Innovation – also known as change – does not often come easily or naturally to governments. Many times, the stereotypes of slow-moving bureaucracies are not exaggerations.
Of course, change can be difficult for anyone, but in my experience, outdated systems, policies and procedures tend to hang around far longer in governments. In some cases this is due to insufficient funding for modern equipment and training; in other cases it’s simply because employees resist the new and unfamiliar.
Some years back I remember reviewing specifications for the purchase of a new public works bulldozer. I called the equipment supervisor and asked why he had listed “mechanical drive” as a specification. He replied that this is what the department had always had and what they knew how to operate. I had to inform him that such machines were no longer in production and all new bulldozers were hydraulic drive. Only then was he willing to accept change.
While much of my public service career was centered in Southeast Tennessee, I have worked across the United States and even in a few other countries. Resistance to change is pervasive and part of human nature.
Nigel Jacob, urban technologist in residence for Living Cities, says if governments are to successfully innovate and change they must ask critical questions, including “What matters most?” and “What do we work on?” Choices must be both inspirational and broadly accepted by the public at large and the public servants who will be tasked with the challenges.
As a former mayor myself, I know mayors generally have access to a great wealth of data and information in determining the wishes and desires of citizens, including questions asked and answered in professionally conducted political polls, service request systems such as 311 or feedback from public meetings.
It's a mayor’s job to be in tune with what the community needs. But it’s also the job of a mayor or chief executive to ensure the city council or other legislative body is on board. A reluctant council can make it difficult to achieve success. Council members are often closest to neighborhood groups and special interest organizations. The importance of mayors maintaining good rapport with all elected officials cannot be overstated.
In his column titled “How to Innovate on What Matters Most,” Jacob lists three easy ways in which governments can start to create change. Below is my perspective on these steps:
1. Go to the people. While social media is an important tool for engagement and communication, I don't believe that it can ever replace the advantages of face-to-face meetings with the public. A well-promoted public meeting will bring out the truly engaged and (sometimes) enraged. Both are important. During my term as mayor of Chattanooga, Tenn., we held regular meetings in council districts with an emphasis on conversations with the audience. We devoted most of the meeting to what I called "Stump the Mayor," and encouraged citizens to present their questions and concerns. Inevitably, some individuals would complain they couldn't get through the gate keepers – at which point I would ask one of the gate keepers to get their name and phone number. A few times I gave out my home phone number and even my cell number. My staff would gasp, but interestingly, few people actually called. My home phone was always a listed number anyway (with an answering system for screening calls, of course). Local media was always present at the meetings, as was the chief of police with a few uniformed officers (naturally), but in the context of the meeting they did not seem out of place or threatening. The fire chief and key staff were present as well.
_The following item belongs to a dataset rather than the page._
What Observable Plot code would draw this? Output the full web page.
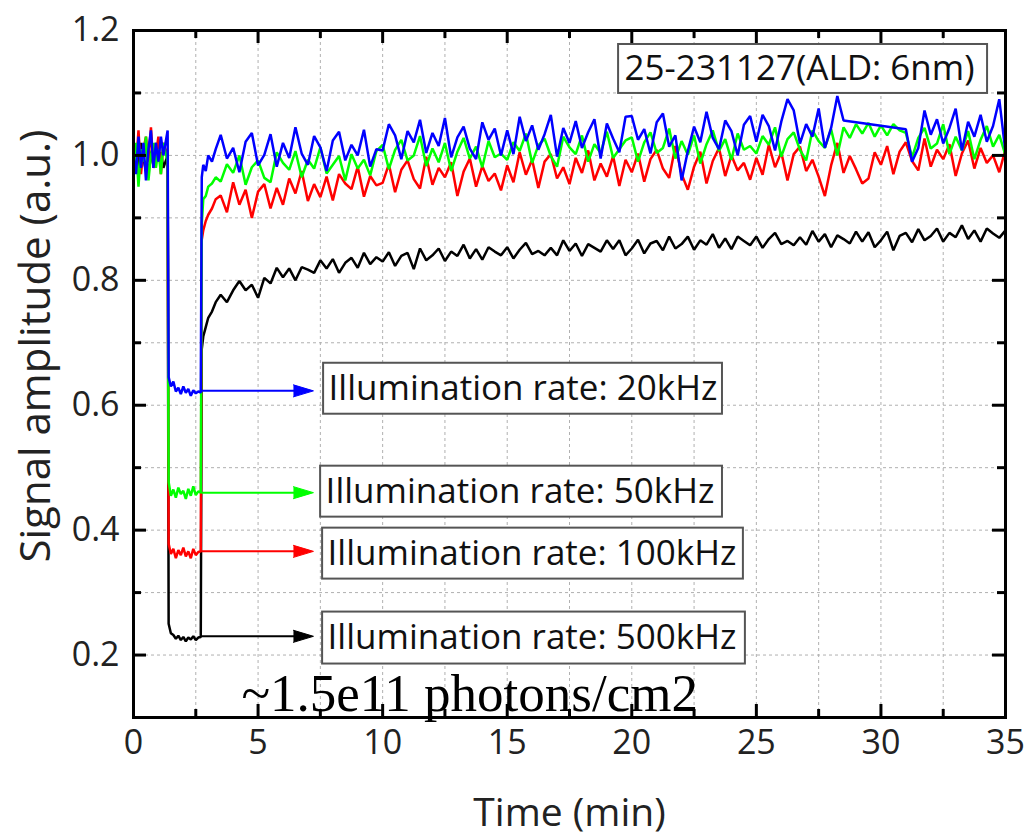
<!DOCTYPE html>
<html><head><meta charset="utf-8">
<script src="https://cdn.jsdelivr.net/npm/d3@7"></script>
<script src="https://cdn.jsdelivr.net/npm/@observablehq/plot@0.6"></script>
<style>body{margin:0;background:#fff}</style>
</head><body><div id="chart"></div>
<script>
// ---- time axis (min) ----
const time = [
  0,0.1,0.2,0.3,0.4,0.5,0.6,0.7,0.8,0.9,1,1.1,1.2,1.37,
  1.41,1.5,1.6,1.7,1.8,1.9,2.0,2.1,2.2,2.3,2.4,2.5,2.6,2.7,
  2.74,2.8,2.9,3.0,3.15,3.3,
  3.5,3.75,4,4.25,4.5,4.75,5,5.25,5.5,5.75,6,6.25,6.5,6.75,7,7.25,7.5,7.75,8,8.25,8.5,8.75,9,9.25,9.5,9.75,
  10,10.25,10.5,10.75,11,11.25,11.5,11.75,12,12.25,12.5,12.75,13,13.25,13.5,13.75,14,14.25,14.5,14.75,
  15,15.25,15.5,15.75,16,16.25,16.5,16.75,17,17.25,17.5,17.75,18,18.25,18.5,18.75,19,19.25,19.5,19.75,
  20,20.25,20.5,20.75,21,21.25,21.5,21.75,22,22.25,22.5,22.75,23,23.25,23.5,23.75,24,24.25,24.5,24.75,
  25,25.25,25.5,25.75,26,26.25,26.5,26.75,27,27.25,27.5,27.75,28,28.25,28.5,28.75,29,29.25,29.5,29.75,
  30,30.25,30.5,30.75,31,31.25,31.5,31.75,32,32.25,32.5,32.75,33,33.25,33.5,33.75,34,34.25,34.5,34.75,35
];

// ---- signal amplitude (a.u.) per illumination rate ----
const rate20k = [
  1.00,0.97,1.03,0.98,1.02,0.96,1.01,1.04,0.98,1.02,0.99,1.03,1.00,1.04,
  0.645,0.630,0.638,0.622,0.628,0.618,0.630,0.620,0.626,0.615,0.624,0.619,0.622,0.620,
  0.965,0.985,0.975,1.00,0.99,1.01,
  1.033,0.995,1.012,0.973,1.022,1.036,0.984,1.001,1.034,0.982,1.02,0.996,1.045,1.003,0.985,1.031,1.013,0.975,1.024,1.038,0.992,1.017,1.0,1.041,0.982,1.01,
  1.008,1.05,1.032,0.994,1.039,1.021,1.057,1.004,1.036,1.015,1.06,0.997,1.029,1.046,1.011,0.994,1.053,1.025,1.043,1.0,
  1.04,1.002,1.062,1.023,1.048,1.009,1.034,1.065,0.998,1.044,1.02,1.055,1.012,1.037,1.058,0.995,1.051,1.027,1.005,1.062,
  1.063,1.025,1.042,1.003,1.053,1.067,1.014,1.032,0.96,1.007,1.046,1.021,1.07,1.028,1.01,1.056,1.039,1.0,1.049,1.063,
  1.022,1.065,1.047,1.008,1.054,1.09,1.072,1.019,1.05,1.03,1.075,1.012,1.044,1.095,1.056,null,null,null,null,null,
  null,null,null,null,1.042,0.99,1.012,1.072,1.033,1.058,1.019,1.044,1.075,1.008,1.054,1.03,1.065,1.022,1.047,1.09,1.005
];
const rate50k = [
  0.97,1.02,0.95,1.01,0.99,1.03,0.96,1.00,1.02,0.98,1.01,0.97,1.02,0.99,
  0.477,0.455,0.465,0.452,0.468,0.458,0.463,0.45,0.466,0.455,0.47,0.456,0.462,0.46,
  0.89,0.93,0.935,0.95,0.955,0.965,
  0.958,0.986,0.972,1.0,0.953,0.981,0.992,0.964,0.957,1.005,0.988,0.977,1.007,0.965,0.993,0.979,1.013,0.971,0.985,0.999,0.96,1.002,0.979,0.993,0.968,1.007,
  1.017,0.978,1.009,1.025,0.992,1.0,1.031,0.983,1.011,0.989,1.02,0.975,1.006,1.028,0.995,1.014,0.981,1.023,0.997,1.003,
  0.993,1.021,1.007,1.035,0.988,1.016,1.027,0.999,0.982,1.03,1.013,1.002,1.032,0.99,1.018,1.004,1.038,0.996,1.01,1.024,
  1.029,0.99,1.021,1.037,1.004,1.012,1.043,0.995,1.023,1.001,1.032,0.987,1.018,1.04,1.007,1.026,0.993,1.035,1.009,1.015,
  1.003,1.031,1.017,1.045,0.998,1.026,1.037,1.009,0.992,1.04,1.023,1.012,1.042,1.0,1.045,1.028,1.05,1.035,1.052,1.03,
  1.048,1.032,1.05,1.04,1.036,0.997,1.028,1.044,1.011,1.019,1.05,1.002,1.03,1.008,1.039,0.994,1.025,1.047,1.014,1.033,1.0
];
const rate100k = [
  1.02,0.98,1.04,0.97,1.01,1.03,0.99,1.045,0.98,1.0,1.03,0.97,1.02,1.0,
  0.378,0.362,0.37,0.355,0.368,0.36,0.372,0.358,0.366,0.355,0.37,0.36,0.365,0.366,
  0.865,0.88,0.895,0.905,0.915,0.93,
  0.936,0.909,0.957,0.921,0.945,0.9,0.942,0.954,0.915,0.948,0.921,0.963,0.939,0.975,0.927,0.954,0.933,0.966,0.928,0.97,0.955,0.946,0.982,0.934,0.967,0.952,
  0.956,0.986,0.941,0.977,0.992,0.962,0.947,0.998,0.953,0.98,0.965,0.989,0.935,0.974,0.995,0.95,0.983,0.959,0.971,0.944,
  0.984,0.957,1.005,0.969,0.993,0.948,0.99,1.002,0.963,0.981,0.954,0.996,0.972,1.008,0.96,0.987,0.966,0.999,0.951,0.993,
  0.973,1.003,0.958,0.994,1.009,0.979,0.964,1.015,0.97,0.945,0.982,1.006,0.955,0.991,1.012,0.967,1.0,0.976,0.988,0.961,
  0.996,0.969,1.017,0.981,1.005,0.96,1.002,1.014,0.975,0.993,0.966,0.935,0.984,1.02,0.972,0.999,0.978,0.955,0.963,1.005,
  0.985,1.015,0.97,1.006,1.021,0.991,0.976,1.027,0.982,1.009,0.994,1.018,0.967,1.003,1.024,0.979,1.012,0.988,1.0,0.973,1.01
];
const rate500k = [
  0.99,1.01,0.98,1.02,0.995,0.975,1.01,1.0,0.985,1.02,0.99,1.005,0.98,1.0,
  0.25,0.235,0.232,0.226,0.231,0.224,0.229,0.222,0.228,0.225,0.23,0.224,0.228,0.229,
  0.69,0.71,0.725,0.74,0.75,0.765,
  0.777,0.765,0.784,0.799,0.784,0.793,0.772,0.804,0.795,0.82,0.805,0.819,0.8,0.821,0.817,0.812,0.832,0.819,0.834,0.812,0.828,0.836,0.82,0.844,0.826,0.837,
  0.83,0.845,0.823,0.839,0.844,0.818,0.851,0.832,0.84,0.851,0.831,0.846,0.839,0.857,0.835,0.85,0.833,0.853,0.846,0.84,
  0.853,0.835,0.849,0.86,0.842,0.847,0.84,0.852,0.84,0.864,0.847,0.859,0.839,0.858,0.852,0.846,0.864,0.85,0.864,0.84,
  0.851,0.865,0.843,0.859,0.863,0.848,0.87,0.851,0.858,0.87,0.849,0.864,0.857,0.874,0.852,0.867,0.85,0.87,0.863,0.856,
  0.87,0.852,0.866,0.876,0.858,0.863,0.856,0.869,0.857,0.879,0.862,0.874,0.853,0.872,0.866,0.859,0.878,0.862,0.877,0.853,
  0.864,0.878,0.848,0.871,0.876,0.861,0.882,0.864,0.871,0.883,0.862,0.876,0.869,0.888,0.866,0.88,0.862,0.883,0.875,0.868,0.88
];

// ---- series order (drawn back to front) and colours ----
const seriesValues = [rate500k, rate100k, rate50k, rate20k];
const seriesColors = ["#000000", "#ff0000", "#00ff00", "#0000ff"];

// ---- ticks ----
const xTickLabels = [0, 5, 10, 15, 20, 25, 30, 35];
const xMinorTicks = [2.5, 7.5, 12.5, 17.5, 22.5, 27.5, 32.5];
const xGrid = [2.5, 5, 7.5, 10, 12.5, 15, 17.5, 20, 22.5, 25, 27.5, 30, 32.5];
const yTickLabels = [0.2, 0.4, 0.6, 0.8, 1.0, 1.2];
const yMinorTicks = [0.3, 0.5, 0.7, 0.9, 1.1];
const yGrid = [0.2, 0.3, 0.4, 0.5, 0.6, 0.7, 0.8, 0.9, 1.0, 1.1];

// ---- annotations ----
const rateLabels = ["Illumination rate: 20kHz", "Illumination rate: 50kHz", "Illumination rate: 100kHz", "Illumination rate: 500kHz"];
const rateLevels = [0.623, 0.46, 0.366, 0.23];
const rateColors = ["#0000ff", "#00ff00", "#ff0000", "#000000"];
const arrowStart = 2.72, arrowHeadBase = 6.42;
const labelBoxes = [
  {x1: 7.63, x2: 23.64, y1: 0.5856, y2: 0.6672},
  {x1: 7.51, x2: 23.64, y1: 0.4208, y2: 0.5024},
  {x1: 7.59, x2: 24.48, y1: 0.3216, y2: 0.4032},
  {x1: 7.59, x2: 24.56, y1: 0.1856, y2: 0.2688}
];
const sampleLabel = "25-231127(ALD: 6nm)";
const sampleBox = {x1: 19.47, x2: 34.28, y1: 1.0992, y2: 1.1776};
const doseLabel = "~1.5e11 photons/cm2";

const W = 1031, H = 835;
const mL = 133, mR = 26, mT = 30, mB = 118;
const fw = W - mL - mR, fh = H - mT - mB;
const sans = "'Open Sans', 'DejaVu Sans', sans-serif";

const marks = [];
// grid
marks.push(Plot.gridX(xGrid, {stroke: "#b0b0b0", strokeOpacity: 1, strokeDasharray: "3,3", strokeWidth: 1}));
marks.push(Plot.gridY(yGrid, {stroke: "#b0b0b0", strokeOpacity: 1, strokeDasharray: "3,3", strokeWidth: 1}));

// series
seriesValues.forEach((vals, k) => {
  const rows = time.map((t, i) => ({t, v: vals[i]})).filter(d => d.v != null && d.v !== undefined);
  marks.push(Plot.line(rows, {x: "t", y: "v", stroke: seriesColors[k], strokeWidth: 2.5, strokeLinejoin: "miter"}));
});

// arrows + label boxes
rateLabels.forEach((lab, k) => {
  const lv = rateLevels[k];
  marks.push(Plot.link([{x1: arrowStart, x2: arrowHeadBase + 0.1, y: lv}], {x1: "x1", x2: "x2", y1: "y", y2: "y", stroke: rateColors[k], strokeWidth: 2}));
  marks.push(Plot.vector([{x: arrowHeadBase, y: lv}], {x: "x", y: "y", length: 20, rotate: 90, shape: "spike", r: 6, anchor: "start", fill: rateColors[k], fillOpacity: 1, stroke: rateColors[k], strokeWidth: 1}));
  const b = labelBoxes[k];
  marks.push(Plot.rect([b], {x1: "x1", x2: "x2", y1: "y1", y2: "y2", fill: "white", stroke: "#555", strokeWidth: 2}));
  marks.push(Plot.text([{x: b.x1, y: (b.y1 + b.y2) / 2, t: lab}], {x: "x", y: "y", text: "t", textAnchor: "start", dx: 5, fontSize: 35, fontFamily: sans, fill: "#111"}));
});
marks.push(Plot.rect([sampleBox], {x1: "x1", x2: "x2", y1: "y1", y2: "y2", fill: "white", stroke: "#555", strokeWidth: 2}));
marks.push(Plot.text([{x: sampleBox.x1, y: (sampleBox.y1 + sampleBox.y2) / 2, t: sampleLabel}], {x: "x", y: "y", text: "t", textAnchor: "start", dx: 6, fontSize: 35, fontFamily: sans, fill: "#111"}));
marks.push(Plot.text([{x: 4.33, y: 0.138, t: doseLabel}], {x: "x", y: "y", text: "t", textAnchor: "start", fontSize: 53, fontFamily: "'Liberation Serif', 'DejaVu Serif', serif", fill: "#000"}));

// frame and inward ticks
marks.push(Plot.frame({stroke: "black", strokeWidth: 3}));
marks.push(Plot.tickX(xTickLabels, {x: d => d, insetTop: fh - 13, stroke: "black", strokeWidth: 3}));
marks.push(Plot.tickX(xMinorTicks, {x: d => d, insetTop: fh - 8, stroke: "black", strokeWidth: 3}));
marks.push(Plot.tickX(xTickLabels, {x: d => d, insetBottom: fh - 13, stroke: "black", strokeWidth: 3}));
marks.push(Plot.tickX(xMinorTicks, {x: d => d, insetBottom: fh - 8, stroke: "black", strokeWidth: 3}));
marks.push(Plot.tickY(yTickLabels, {y: d => d, insetRight: fw - 13, stroke: "black", strokeWidth: 3}));
marks.push(Plot.tickY(yMinorTicks, {y: d => d, insetRight: fw - 8, stroke: "black", strokeWidth: 3}));
marks.push(Plot.tickY(yTickLabels, {y: d => d, insetLeft: fw - 13, stroke: "black", strokeWidth: 3}));
marks.push(Plot.tickY(yMinorTicks, {y: d => d, insetLeft: fw - 8, stroke: "black", strokeWidth: 3}));

// axes (labels only)
marks.push(Plot.axisX(xTickLabels, {tickSize: 0, tickPadding: 12, fontSize: 34, fontFamily: sans, fill: "#222", label: null}));
marks.push(Plot.axisY(yTickLabels, {tickSize: 0, tickPadding: 14, fontSize: 34, fontFamily: sans, fill: "#222", label: null, tickFormat: d3.format(".1f")}));

// axis titles
marks.push(Plot.text(["Time (min)"], {frameAnchor: "bottom", textAnchor: "middle", dy: 96, lineAnchor: "middle", fontSize: 39, fontFamily: sans, fill: "#222"}));
marks.push(Plot.text(["Signal amplitude (a.u.)"], {frameAnchor: "left", textAnchor: "middle", rotate: -90, dx: -97, dy: -28, lineAnchor: "middle", fontSize: 42, fontFamily: sans, fill: "#222"}));

const chart = Plot.plot({
  width: W, height: H,
  marginLeft: mL, marginRight: mR, marginTop: mT, marginBottom: mB,
  x: {domain: [0, 35]},
  y: {domain: [0.1, 1.2]},
  style: {fontFamily: sans, background: "white", overflow: "visible"},
  marks
});
document.getElementById("chart").appendChild(chart);
</script>
</body></html>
While Facebook, Twitter and other social media are great tools, nothing compares with face-to-face public meetings, although streaming meetings on the Web could possibly replace public meetings in the future.
2. Connect with colleagues. Jacob is correct in singling out this part of the process of spurring innovation. Change agents are a rare breed and not everyone occupying a top administrative position in government will be up for the task. Creativity, flexibility and diplomacy are some of the necessary characteristics. Bringing staff to public meetings helps to identify those special people that truly have a desire for change and innovation. In Jacob’s words, "Look for people who are fired up.”
3. Articulate your criteria for projects. First and foremost, city projects must be “doable” and something that will have a positive impact on an identified need. It’s ok to set out to change the world, but optimism must be tempered with a healthy dose of reality. We often set visionary goals, but need a measuring stick to clearly indicate what constitutes progress. At the same time, some of the more enthusiastic, “fired up” staff members might need to be reined in from time to time. Some of my best change agents were great at stirring up a crowd (and themselves), but would need to be reminded privately that innovation is a process and small victories are important too. I have also found it is important to publicly celebrate those small victories and to recognize the responsible individuals.
In October 1969, Walter Cronkite announced to the world that Chattanooga was the most polluted city in America. The forces that led the city to become "the most transformed city in America" (as we often call it) – now clean and green and growing – are much the same tools of innovation and change identified by Nigel Jacob and the Office of New Urban Mechanics. Chattanooga's polluted air and cloudy future did not clear immediately and the transformation was not an accomplishment of any single mayor or individual or even groups of individuals. It’s an ongoing 40-year process that continues toward a goal that may never be fully achieved.
The point is that the principles of innovation and progress are proven. It begins with determining what matters most – what is a city's greatest need – and then getting to work.